La France et la crise actuelle
Il ne faut pas confondre alarmisme et vigilance. Mais les derniers développements concernant notamment la mise en examen du président Sarkozy sont nettement inquiétants : des irresponsables ont fait parvenir au juge bordelais et à ses assesseurs un courrier très menaçant, renouant avec des pratiques absolument condamnables et que l’on croyait révolues. Ce n’est hélas pas la première fois dans l’histoire récente de ce pays que des juges, des journalistes, des hommes politiques ou des industriels reçoivent de telles menaces. Raison de plus pour sévir sans faiblesse contre de telles pratiques.
Mais il ne s’agit là que de la partie visible de l’iceberg, il faut aussi considérer la partie immergée. Et celle-ci est des plus inquiétantes. Il est temps que le président de la République, M. François Hollande, fasse entendre sa voix dans le sens du rassemblement et de l’union nationale. Trop de projets de réforme ont heurté de larges secteurs de l’opinion : le mariage gay, la réforme de l’école, la fiscalité, la laïcité et, dernier mais non moindre, cette maladresse qui a consisté à mettre en examen un homme qui continue de compter aux yeux de l’opinion, laquelle s’est sentie bafouée et méprisée. D’où ce déchainement de violence verbale dont il faut empêcher par tous les moyens la traduction en violente physique..
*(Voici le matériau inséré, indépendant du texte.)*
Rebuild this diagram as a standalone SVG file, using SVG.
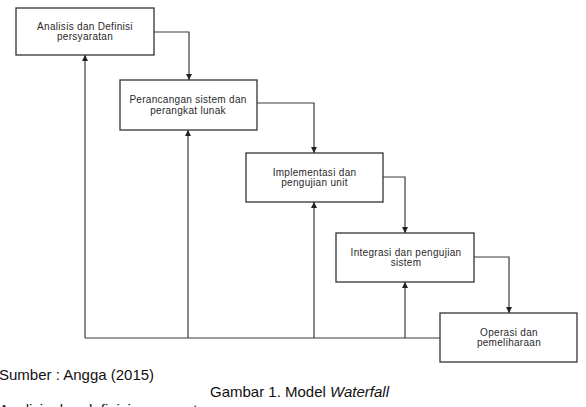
<svg xmlns="http://www.w3.org/2000/svg" width="586" height="407" viewBox="0 0 586 407">
<defs>
<marker id="arr" viewBox="0 0 10 10" refX="10" refY="5" markerWidth="6" markerHeight="6" markerUnits="userSpaceOnUse" orient="auto">
<path d="M0,0 L10,5 L0,10 z" fill="#222"/>
</marker>
</defs>
<style>
.box{fill:#fff;stroke:#333;stroke-width:1.3}
.lbl{font-family:"Liberation Sans",Arial,sans-serif;font-size:10px;fill:#2a2a2a;text-anchor:middle;letter-spacing:0.3px}
.con{fill:none;stroke:#3a3a3a;stroke-width:1.2}
.cap{font-family:"Liberation Sans",Arial,sans-serif;font-size:15px;fill:#111}
</style>
<rect width="586" height="407" fill="#fff"/>
<g id="connectors">
<path class="con" d="M154,32 H189 V80" marker-end="url(#arr)"/>
<path class="con" d="M257,103 H314 V153" marker-end="url(#arr)"/>
<path class="con" d="M383,177 H405 V233" marker-end="url(#arr)"/>
<path class="con" d="M474,257 H509 V313" marker-end="url(#arr)"/>
<path class="con" d="M440,338 H85"/>
<path class="con" d="M85,338 V55" marker-end="url(#arr)"/>
<path class="con" d="M188,338 V130" marker-end="url(#arr)"/>
<path class="con" d="M314,338 V202" marker-end="url(#arr)"/>
<path class="con" d="M405,338 V282" marker-end="url(#arr)"/>
</g>
<g id="n1">
<rect class="box" x="16" y="8" width="138" height="47"/>
<text class="lbl" x="85" y="29.5">Analisis dan Definisi</text>
<text class="lbl" x="85" y="40">persyaratan</text>
</g>
<g id="n2">
<rect class="box" x="120" y="80" width="137" height="50"/>
<text class="lbl" x="188" y="102.5">Perancangan sistem dan</text>
<text class="lbl" x="188" y="113.5">perangkat lunak</text>
</g>
<g id="n3">
<rect class="box" x="246" y="153" width="137" height="49"/>
<text class="lbl" x="314.5" y="175.5">Implementasi dan</text>
<text class="lbl" x="314.5" y="186">pengujian unit</text>
</g>
<g id="n4">
<rect class="box" x="336" y="233" width="138" height="49"/>
<text class="lbl" x="406" y="255.5">Integrasi dan pengujian</text>
<text class="lbl" x="406" y="266">sistem</text>
</g>
<g id="n5">
<rect class="box" x="440" y="313" width="137" height="49"/>
<text class="lbl" x="509" y="335.5">Operasi dan</text>
<text class="lbl" x="509" y="346">pemeliharaan</text>
</g>
<text class="cap" x="-1" y="380">Sumber : Angga (2015)</text>
<text class="cap" x="210" y="397">Gambar 1. Model <tspan font-style="italic">Waterfall</tspan></text>
<text class="cap" x="-1" y="415">Analisis dan definisi persyaratan</text>
</svg>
Un mot sur la relation entre le corps judicaire et la nation. Depuis l’époque de la Bible jusqu’à nos jours, la justice a été la baromètre des sociétés libres et démocratiques. Aucun état de droit n’est ce qu’il veut être sans justice. J’écoutais hier la télévision Al-Jaziera parler de l’indépendance des juges en Egypte (hourriyat al-Qada), face au pouvoir du président islamiste Morsi.
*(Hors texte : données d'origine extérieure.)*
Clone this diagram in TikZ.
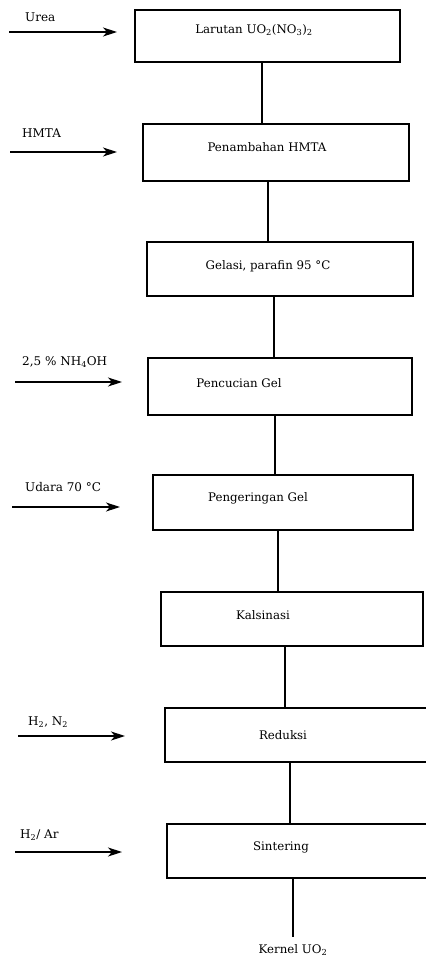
\documentclass[tikz,border=0pt]{standalone}
\usepackage{fontspec}
\setmainfont{DejaVu Serif}
\usetikzlibrary{arrows.meta}
\begin{document}
\begin{tikzpicture}[x=1pt,y=-1pt,
  stepbox/.style={draw=black,line width=1.2pt,inner sep=0pt},
  boxtext/.style={font=\fontsize{11.8}{13}\selectfont,inner sep=0pt,anchor=center},
  inlabel/.style={font=\fontsize{12}{14}\selectfont,inner sep=0pt,anchor=west},
  feed/.style={line width=1.2pt,-{Stealth[length=14pt,width=9pt,inset=4pt]}},
  link/.style={line width=1.2pt}]
\useasboundingbox (0,0) rectangle (426,962);
\clip (0,0) rectangle (426,962);
% boxes
\node[stepbox,minimum width=265pt,minimum height=52pt] (b1) at (267.5,36) {};
\node[stepbox,minimum width=266pt,minimum height=57pt] (b2) at (276,152.5) {};
\node[stepbox,minimum width=266pt,minimum height=54pt] (b3) at (280,269) {};
\node[stepbox,minimum width=264pt,minimum height=57pt] (b4) at (280,386.5) {};
\node[stepbox,minimum width=260pt,minimum height=55pt] (b5) at (283,502.5) {};
\node[stepbox,minimum width=262pt,minimum height=54pt] (b6) at (292,619) {};
\node[stepbox,minimum width=275pt,minimum height=54pt] (b7) at (302.5,735) {};
\node[stepbox,minimum width=273pt,minimum height=54pt] (b8) at (303.5,851) {};
% box texts
\node[boxtext] (t1) at (254,30) {Larutan UO\textsubscript{2}(NO\textsubscript{3})\textsubscript{2}};
\node[boxtext] (t2) at (267,147) {Penambahan HMTA};
\node[boxtext] (t3) at (268,266) {Gelasi, parafin 95 °C};
\node[boxtext] (t4) at (239,383) {Pencucian Gel};
\node[boxtext] (t5) at (258,498) {Pengeringan Gel};
\node[boxtext] (t6) at (263,615) {Kalsinasi};
\node[boxtext] (t7) at (283,735) {Reduksi};
\node[boxtext] (t8) at (281,847) {Sintering};
% vertical connectors
\draw[link] (b1.south -| 262,0) -- (b2.north -| 262,0);
\draw[link] (b2.south -| 268,0) -- (b3.north -| 268,0);
\draw[link] (b3.south -| 274,0) -- (b4.north -| 274,0);
\draw[link] (b4.south -| 275,0) -- (b5.north -| 275,0);
\draw[link] (b5.south -| 278,0) -- (b6.north -| 278,0);
\draw[link] (b6.south -| 285,0) -- (b7.north -| 285,0);
\draw[link] (b7.south -| 290,0) -- (b8.north -| 290,0);
\coordinate (kend) at (293,937);
\draw[link] (b8.south -| kend) -- (kend);
\node[boxtext] (kern) at (293,950) {Kernel UO\textsubscript{2}};
% feed arrows
\coordinate (f1s) at (9,32);   \coordinate (f1e) at (117,32);
\coordinate (f2s) at (10,152); \coordinate (f2e) at (117,152);
\coordinate (f3s) at (15,382); \coordinate (f3e) at (122,382);
\coordinate (f4s) at (12,507); \coordinate (f4e) at (120,507);
\coordinate (f5s) at (18,736); \coordinate (f5e) at (125,736);
\coordinate (f6s) at (15,852); \coordinate (f6e) at (122,852);
\draw[feed] (f1s) -- (f1e);
\draw[feed] (f2s) -- (f2e);
\draw[feed] (f3s) -- (f3e);
\draw[feed] (f4s) -- (f4e);
\draw[feed] (f5s) -- (f5e);
\draw[feed] (f6s) -- (f6e);
% feed labels
\node[inlabel] (l1) at (25,17) {Urea};
\node[inlabel] (l2) at (22,133) {HMTA};
\node[inlabel] (l3) at (22,362) {2,5 \% NH\textsubscript{4}OH};
\node[inlabel] (l4) at (25,487) {Udara 70 °C};
\node[inlabel] (l5) at (28,722) {H\textsubscript{2}, N\textsubscript{2}};
\node[inlabel] (l6) at (20,835) {H\textsubscript{2}/ Ar};
\end{tikzpicture}
\end{document}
Mais il convient d’exercer la justice et de dire le droit avec beaucoup de finesse et d’intelligence. Les magistrats qu’il faut respecter sont des hommes et des femmes comme les autres, ils ont des opinions, des convictions, des phobies, des attirances, bref ils sont comme tout le monde. Et ils ne supportent pas toujours la critique, surtout quand on leur explique qu’ils ne sont pas seuls au monde, que leurs décisions ont nécessairement un impact sur la société dans son ensemble. Et qu’il serait fatal de ne pas en tenir compte. Nous ne sommes pas pour une justice qui détruit les fondements de la société. Cela vaudrait pour la justice de Dieu et encore, puisqu’on nous parle toujours de sa miséricorde qui œuvre à la mitigation des peines… Faute de quoi, nous dit le Talmud, le monde aurait déjà été maintes fois détruit…
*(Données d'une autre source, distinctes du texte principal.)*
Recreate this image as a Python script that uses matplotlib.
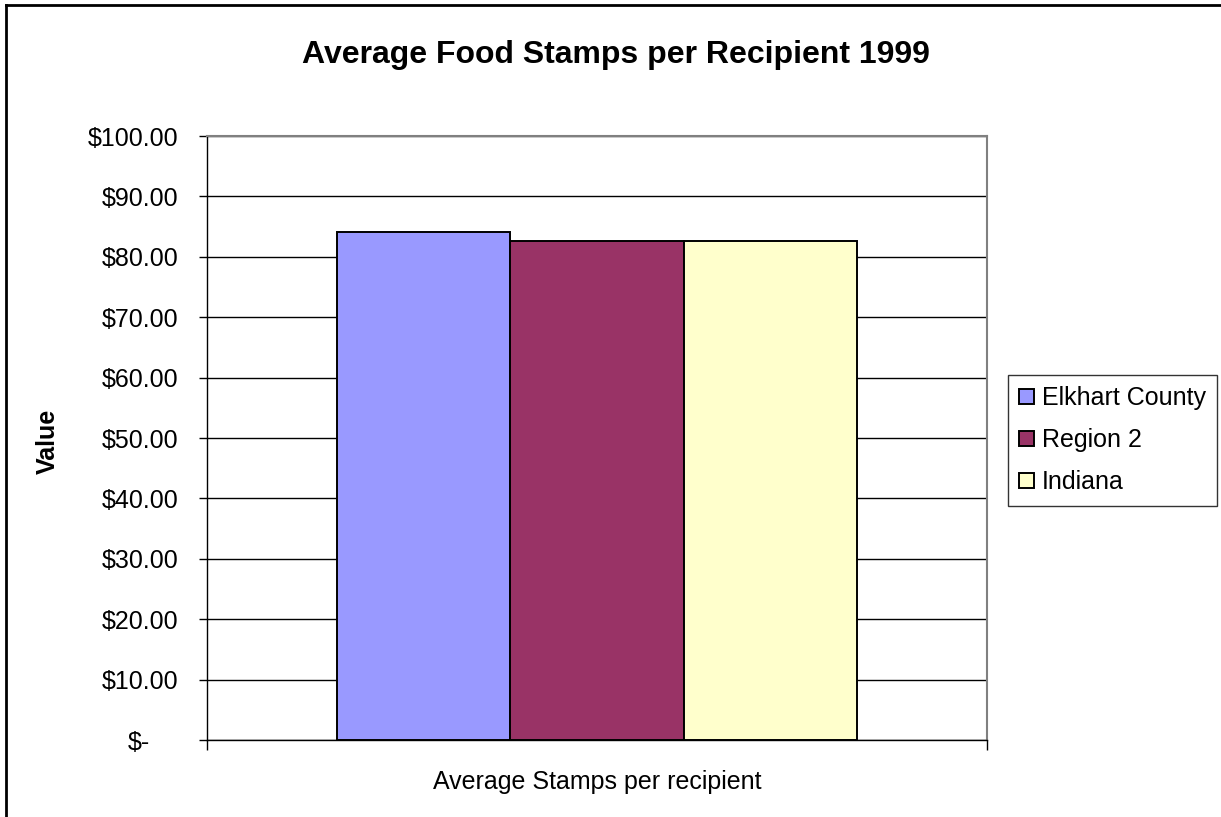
import matplotlib
matplotlib.use("Agg")
import matplotlib.pyplot as plt
from matplotlib.transforms import ScaledTranslation
from matplotlib.lines import Line2D

plt.rcParams['font.family'] = ['Liberation Sans', 'DejaVu Sans']

title = "Average Food Stamps per Recipient 1999"
category = "Average Stamps per recipient"
series = ["Elkhart County", "Region 2", "Indiana"]
values = [84.15, 82.6, 82.6]
colors = ["#9999FF", "#993366", "#FFFFCC"]
yticks = [0, 10, 20, 30, 40, 50, 60, 70, 80, 90, 100]

W, H = 1221, 817
fig = plt.figure(figsize=(W / 100, H / 100), dpi=100)
ax = fig.add_axes([207 / W, 1 - 740 / H, 780 / W, 604 / H])

n = len(series)
width = (2 / 3) / n
for i, (s, v, c) in enumerate(zip(series, values, colors)):
    x = (i - (n - 1) / 2) * width
    ax.bar(x, v, width=width, color=c, edgecolor="black", linewidth=1.4,
           label=s, zorder=3)

ax.set_xlim(-0.5, 0.5)
ax.set_ylim(0, 100)
ax.set_yticks(yticks)
labels = ["$-" if t == 0 else f"${t:.2f}" for t in yticks]
ax.set_yticklabels(labels, fontsize=18)
ax.tick_params(axis="y", length=6, width=1, pad=14.5, color="black")
for lab, t in zip(ax.get_yticklabels(), yticks):
    if t == 0:
        lab.set_transform(lab.get_transform() + ScaledTranslation(-28 / 100, 0, fig.dpi_scale_trans))

ax.set_xticks([-0.5, 0.5])
ax.set_xticklabels(["", ""])
ax.tick_params(axis="x", length=7, width=1, color="black")
ax.set_xticks([0], minor=True)
ax.set_xticklabels([category], minor=True, fontsize=18)
ax.tick_params(axis="x", which="minor", length=0, pad=21.5)

ax.yaxis.grid(True, color="black", linewidth=1)
ax.set_axisbelow(True)

for sp in ["top", "right"]:
    ax.spines[sp].set_color("#808080")
    ax.spines[sp].set_linewidth(1.5)
for sp in ["left", "bottom"]:
    ax.spines[sp].set_color("black")
    ax.spines[sp].set_linewidth(1)

fig.text(616 / W, 1 - 55 / H, title, fontsize=23, fontweight="bold",
         ha="center", va="center")
fig.text(48 / W, 1 - 441 / H, "Value", fontsize=18, fontweight="bold",
         rotation=90, ha="center", va="center")

leg = fig.legend(loc="upper left", bbox_to_anchor=(1008 / W, 1 - 375 / H),
                 bbox_transform=fig.transFigure, fontsize=18, frameon=True,
                 fancybox=False, shadow=False, borderaxespad=0,
                 handlelength=0.6, handleheight=0.6, handletextpad=0.3,
                 labelspacing=0.72, borderpad=0.45)
leg.get_frame().set_edgecolor("black")
leg.get_frame().set_linewidth(1)

# outer chart border
fig.add_artist(Line2D([6 / W, 6 / W], [0, 1 - 5 / H], transform=fig.transFigure,
                      color="black", linewidth=2))
fig.add_artist(Line2D([6 / W, 1], [1 - 5 / H, 1 - 5 / H], transform=fig.transFigure,
                      color="black", linewidth=2))

fig.savefig("out.png", dpi=100)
Si un juge de province ou de Paris met en examen un homme politique de premier plan, notamment pour un chef aussi grave, il faut vraiment être très naïf pour croire que cela ne fera pas de vagues. Certes, il faut le dire, certaines réactions ont été excessives et quelques propos tenus ont dû dépasser la pensée de leurs auteurs. Mais le corporatisme existe aussi chez tout le monde. Il faut respecter les juges car ils incarnent l’institution judiciaire mais devons nous être réduits au silence lorsqu’ils rendent leurs verdicts ? Que dire de toutes ces graves erreurs judiciaires commises ces dix dernières années ? Ou alors faut-il parler de l’infaillibilité judiciaire comme on a jadis parlé d’un dogme de l’Eglise catholique ?
Il faut vite se ressaisir et retrouver un peu de sang froid. Le rôle du président est de rassembler, il doit être à l’écoute de la nation et sortir par le haut, comme on dit. Ce dont nous avons besoin aujourd’hui, ce n’est pas de réformer la société car cela peut attendre. Ce qu’il nous faut aujourd’hui, c’est prendre la mesure du changement d’époque : car il ne s’agit pas de crise, les crises sont passagères, or ce que nous vivons depuis des années ne passe pas. C’est un signe.
Ce dont nous avons besoin –et qui ne tombera pas du Ciel- ce sont l’amélioration de l’emploi et de notre niveau de vie. Le reste est important mais peut attendre.